== Dataset extract ==

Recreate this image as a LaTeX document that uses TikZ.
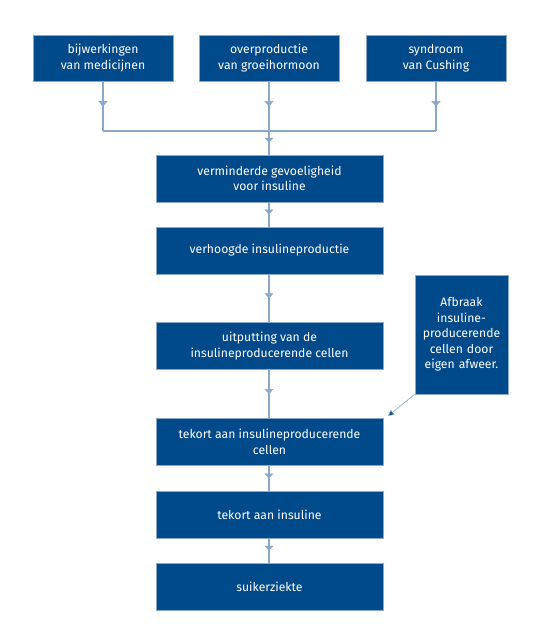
\documentclass[tikz,border=0pt]{standalone}
\usepackage{fontspec}
\setmainfont{Fira Sans}
\usetikzlibrary{arrows.meta,decorations.markings}
\definecolor{boxblue}{HTML}{004A8C}
\definecolor{lineblue}{HTML}{8AA9C9}

\begin{document}
\begin{tikzpicture}[x=1pt,y=-1pt,
every node/.style={font=\fontsize{12.2}{15.5}\selectfont,text=white,align=center},
stepbox/.style={draw=lineblue,fill=boxblue,line width=0.8pt,minimum width=227pt,minimum height=47pt,inner sep=2pt},
topbox/.style={stepbox,minimum width=140pt,minimum height=46pt},
flow/.style={draw=lineblue,line width=1.4pt,postaction={decorate},
  decoration={markings,mark=at position 0.5 with {\arrow[fill=boxblue,draw=lineblue,line width=0.5pt]{Triangle[width=9pt,length=5pt]}}}}
]
\useasboundingbox (0,0) rectangle (540,641);

  %top row
  \node[topbox] (Medicine) at (103,58) {bijwerkingen\\van medicijnen};
  \node[topbox] (Growth) at (269,58) {overproductie\\van groeihormoon};
  \node[topbox] (Cushing) at (436,58) {syndroom\\van Cushing};
  \coordinate (Join) at (269,131);

  %main column
  \node[stepbox] (Sensitivity) at (269.5,178.5) {verminderde gevoeligheid\\voor insuline};
  \node[stepbox] (Production) at (269.5,250.5) {verhoogde insulineproductie};
  \node[stepbox] (Exhaustion) at (269.5,346) {uitputting van de\\insulineproducerende cellen};
  \node[stepbox] (CellShortage) at (269.5,442) {tekort aan insulineproducerende\\cellen};
  \node[stepbox] (InsulinShortage) at (269.5,515) {tekort aan insuline};
  \node[stepbox] (Diabetes) at (269.5,586.5) {suikerziekte};

  %side note
  \node[stepbox,minimum width=93pt,minimum height=119pt,text width=88pt] (Immune) at (461.5,334.5)
    {Afbraak\\insuline-\\producerende\\cellen door\\eigen afweer.};
  \coordinate (ImmuneTip) at (388,416);

  \draw[flow] (Medicine.south) -- (Medicine.south |- Join);
  \draw[flow] (Growth.south) -- (Join);
  \draw[flow] (Cushing.south) -- (Cushing.south |- Join);
  \draw[draw=lineblue,line width=1.4pt] (Medicine.south |- Join) -- (Cushing.south |- Join);
  \draw[flow] (Join) -- (Join |- Sensitivity.north);
  \draw[flow] (Sensitivity.south -| Join) -- (Join |- Production.north);
  \draw[flow] (Production.south -| Join) -- (Join |- Exhaustion.north);
  \draw[flow] (Exhaustion.south -| Join) -- (Join |- CellShortage.north);
  \draw[flow] (CellShortage.south -| Join) -- (Join |- InsulinShortage.north);
  \draw[flow] (InsulinShortage.south -| Join) -- (Join |- Diabetes.north);
  \draw[draw=lineblue,line width=0.6pt,-{Triangle[width=6pt,length=6pt,fill=boxblue]}] (Immune.south west) -- (ImmuneTip);
\end{tikzpicture}
\end{document}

===

What is asked
Make an exact reproduction of the listing above, without any pictures.

Task output
Recreate this image as a LaTeX document that uses TikZ.
\documentclass[tikz,border=0pt]{standalone}
\usepackage{fontspec}
\setmainfont{Fira Sans}
\usetikzlibrary{arrows.meta,decorations.markings}
\definecolor{boxblue}{HTML}{004A8C}
\definecolor{lineblue}{HTML}{8AA9C9}

\begin{document}
\begin{tikzpicture}[x=1pt,y=-1pt,
every node/.style={font=\fontsize{12.2}{15.5}\selectfont,text=white,align=center},
stepbox/.style={draw=lineblue,fill=boxblue,line width=0.8pt,minimum width=227pt,minimum height=47pt,inner sep=2pt},
topbox/.style={stepbox,minimum width=140pt,minimum height=46pt},
flow/.style={draw=lineblue,line width=1.4pt,postaction={decorate},
  decoration={markings,mark=at position 0.5 with {\arrow[fill=boxblue,draw=lineblue,line width=0.5pt]{Triangle[width=9pt,length=5pt]}}}}
]
\useasboundingbox (0,0) rectangle (540,641);

  %top row
  \node[topbox] (Medicine) at (103,58) {bijwerkingen\\van medicijnen};
  \node[topbox] (Growth) at (269,58) {overproductie\\van groeihormoon};
  \node[topbox] (Cushing) at (436,58) {syndroom\\van Cushing};
  \coordinate (Join) at (269,131);

  %main column
  \node[stepbox] (Sensitivity) at (269.5,178.5) {verminderde gevoeligheid\\voor insuline};
  \node[stepbox] (Production) at (269.5,250.5) {verhoogde insulineproductie};
  \node[stepbox] (Exhaustion) at (269.5,346) {uitputting van de\\insulineproducerende cellen};
  \node[stepbox] (CellShortage) at (269.5,442) {tekort aan insulineproducerende\\cellen};
  \node[stepbox] (InsulinShortage) at (269.5,515) {tekort aan insuline};
  \node[stepbox] (Diabetes) at (269.5,586.5) {suikerziekte};

  %side note
  \node[stepbox,minimum width=93pt,minimum height=119pt,text width=88pt] (Immune) at (461.5,334.5)
    {Afbraak\\insuline-\\producerende\\cellen door\\eigen afweer.};
  \coordinate (ImmuneTip) at (388,416);

  \draw[flow] (Medicine.south) -- (Medicine.south |- Join);
  \draw[flow] (Growth.south) -- (Join);
  \draw[flow] (Cushing.south) -- (Cushing.south |- Join);
  \draw[draw=lineblue,line width=1.4pt] (Medicine.south |- Join) -- (Cushing.south |- Join);
  \draw[flow] (Join) -- (Join |- Sensitivity.north);
  \draw[flow] (Sensitivity.south -| Join) -- (Join |- Production.north);
  \draw[flow] (Production.south -| Join) -- (Join |- Exhaustion.north);
  \draw[flow] (Exhaustion.south -| Join) -- (Join |- CellShortage.north);
  \draw[flow] (CellShortage.south -| Join) -- (Join |- InsulinShortage.north);
  \draw[flow] (InsulinShortage.south -| Join) -- (Join |- Diabetes.north);
  \draw[draw=lineblue,line width=0.6pt,-{Triangle[width=6pt,length=6pt,fill=boxblue]}] (Immune.south west) -- (ImmuneTip);
\end{tikzpicture}
\end{document}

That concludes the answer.